Home sellers are in good shape this week, with a low supply and buyers chomping at the bit in light of total for-sale inventory contracting for the 13th week in a row. That puts sellers behind the wheel of the housing market, according to Zillow’s Weekly Market ReportWhat’s more, typical time-on the market remained at record lows.  

With a hike of almost 9% in median lost prices compared to last year, the price of typical homes on the market have spiked. However, as new for-sale inventory bubbles up month-over-month, coming closer to approaching last year’s figures more than any period since March, light might be creeping over the horizon for buyers. 

Median prices swelled to $345,722; the uptick in list price of 8.9% compared to last year looms as the highest jump year-over-year since at least last January. 

Concluding the week of July 18, the median sale price was $280,375—6.4% higher than last year. Meantime, the hike of 4.6% month-over-month median sale price was second in size only to the week before in records dating back through last January; the week ending July 11 posted a 5% month-over-month increase). At 4.2%, 1.4% points lower than a year ago, the share of listings held its ground.  

Mirroring the past three weeks, typically, homes are going under contract 13 days after they’re listed—two weeks quicker than a year ago. Meantime, in Zillow’s weekly records extending back through January of last year, the briefest median time on market.   

Compared to 2019, there was an 18.4% hike in newly pending home sales—the highest year-over year increase since November 2019. It’s unchanged contrasted to a month ago, and jumped only 0.5% week over week.  

Among metro areas, in newly pending sales-year-over-year, based on market size, New York/Newark was at 18.4%, followed by Los Angeles, 4.9%, Chicago, 43.1%; and Dallas/Fort Worth, 26.2%. Squared off the list was, Philadelphia, 24.0%. 

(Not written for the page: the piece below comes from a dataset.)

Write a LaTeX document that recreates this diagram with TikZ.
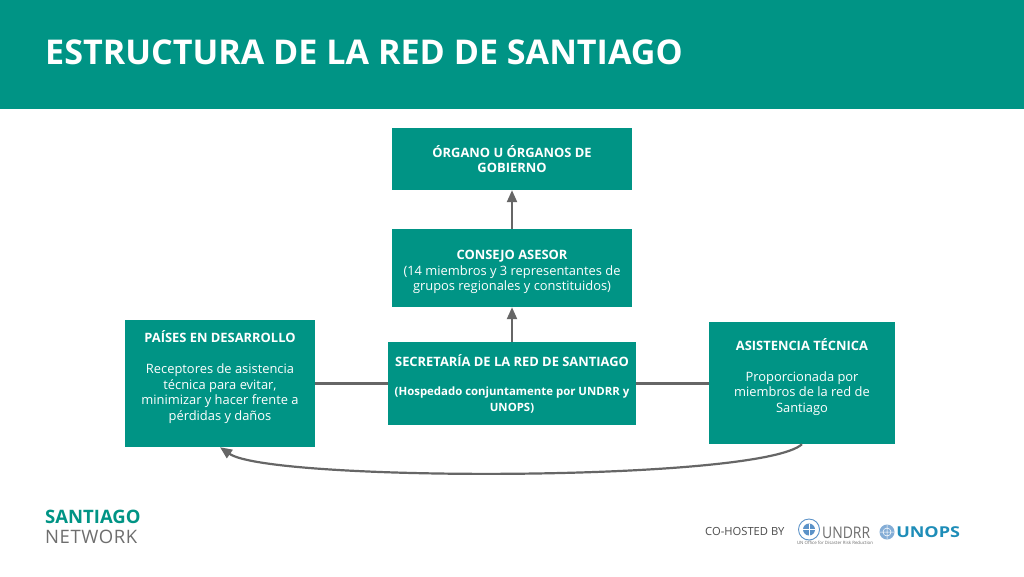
\documentclass[tikz,border=0pt]{standalone}
\usepackage{fontspec}
\setmainfont{Open Sans}
\usetikzlibrary{arrows.meta}
\definecolor{teal}{HTML}{009485}
\definecolor{conn}{HTML}{666666}
\definecolor{unblue}{HTML}{5B92C8}
\definecolor{unopsblue}{HTML}{1E8DB8}
\definecolor{nwgray}{HTML}{6E6E6E}
\tikzset{
  box/.style={fill=teal,draw=none,text=white,align=center,inner sep=0pt,font=\fontsize{12.9}{15.5}\selectfont},
  link/.style={draw=conn,line width=2.2pt},
  arrowlink/.style={link,-{Triangle[length=12pt,width=10pt]}},
  emblem/.style={draw=unblue,line width=0.9pt,fill=white}
}
\newcommand{\hd}[1]{\textbf{#1}}
\newcommand{\smallhd}[1]{{\fontsize{11.4}{15}\selectfont\textbf{#1}}}
\begin{document}
\begin{tikzpicture}[x=1pt,y=-1pt]
\useasboundingbox (0,0) rectangle (1024,576);
\fill[white] (0,0) rectangle (1024,576);
\fill[teal] (0,0) rectangle (1024,109);
\node[text=white,anchor=west,inner sep=0pt,font=\fontsize{34.1}{36}\selectfont\bfseries] (title) at (45,52) {ESTRUCTURA DE LA RED DE SANTIAGO};

\node[box,minimum width=240pt,minimum height=62pt] (gov) at (512,159) {\hd{ÓRGANO U ÓRGANOS DE}\\\hd{GOBIERNO}};
\node[box,minimum width=240pt,minimum height=78pt] (adv) at (512,268) {\rule{0pt}{18pt}\hd{CONSEJO ASESOR}\\(14 miembros y 3 representantes de\\grupos regionales y constituidos)};
\node[box,minimum width=248pt,minimum height=83pt] (sec) at (512,383.5) {\hd{SECRETARÍA DE LA RED DE SANTIAGO}\\[14pt]\smallhd{(Hospedado conjuntamente por UNDRR y}\\\smallhd{UNOPS)}};
\node[box,minimum width=190pt,minimum height=127pt] (pais) at (220,383.5) {\hd{PAÍSES EN DESARROLLO}\\[16pt]Receptores de asistencia\\técnica para evitar,\\minimizar y hacer frente a\\pérdidas y daños\\[-4pt]\strut};
\node[box,minimum width=186pt,minimum height=122pt] (asis) at (802,383) {\hd{ASISTENCIA TÉCNICA}\\[15pt]Proporcionada por\\miembros de la red de\\Santiago\\[-5pt]\strut};

\draw[arrowlink] (adv.north) -- (gov.south);
\draw[arrowlink] (sec.north) -- (adv.south);
\draw[link] (pais.east) -- (sec.west);
\draw[link] (sec.east) -- (sec.east -| asis.west);
\draw[arrowlink] (asis.south) .. controls (760,482) and (270,482) .. (pais.south);

\node[anchor=west,inner sep=0pt,text=teal,font=\fontsize{18.5}{20}\selectfont\bfseries] (sn1) at (45,517) {SANTIAGO};
\node[anchor=west,inner sep=0pt,text=nwgray,font=\fontsize{18.5}{20}\selectfont\addfontfeature{LetterSpace=3}] (sn2) at (45,537) {NETWORK};

\node[anchor=west,inner sep=0pt,text=black!70,font=\fontsize{11.2}{13}\selectfont] (co) at (705,531) {CO-HOSTED BY};

\draw[emblem] (809,529.5) circle (10.5pt);
\fill[unblue] (809,529.5) circle (6pt);
\draw[white,line width=0.5pt] (803,529.5) -- (815,529.5) (809,523.5) -- (809,535.5);
\node[anchor=west,inner sep=0pt,text=nwgray,font=\fontsize{16}{18}\selectfont,xscale=0.87] (undrr) at (822,533) {UNDRR};
\node[anchor=north,inner sep=0pt,text=nwgray,font=\fontsize{4.4}{5}\selectfont] (undrrsub) at (835,541) {UN Office for Disaster Risk Reduction};

\fill[unblue!75] (887,532) circle (7.5pt);
\draw[white,line width=0.5pt] (887,532) circle (4pt) (880,532) -- (894,532) (887,525) -- (887,539);
\node[anchor=west,inner sep=0pt,text=unopsblue,font=\fontsize{15}{17}\selectfont\bfseries,xscale=1.2] (unops) at (896,532) {UNOPS};
\end{tikzpicture}
\end{document}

In fact, in light of records low mortgage rates and demand driven by millennials hitting the age of homeownership the escalating volume of home sales seems entrenched, according to FirstAM.com.

However, Chief Economist Mark Fleming says homes not on the market are out of the reach of potential buyers.  

According to FirstAM’s July potential home sales model, last month, there was an uptick in potential existing home sales to a 5.59 million seasonally adjusted annualized rate (SAAR), a 1.9% month-over-month increase. That’s a 61.3% hike from the market potential low point in February 1993.   

Meantime, compared to a year ago. among existing-home sales, the market potential parachuted 4.0%. That’s an almost 215,800 (SAAR) hike in sales.   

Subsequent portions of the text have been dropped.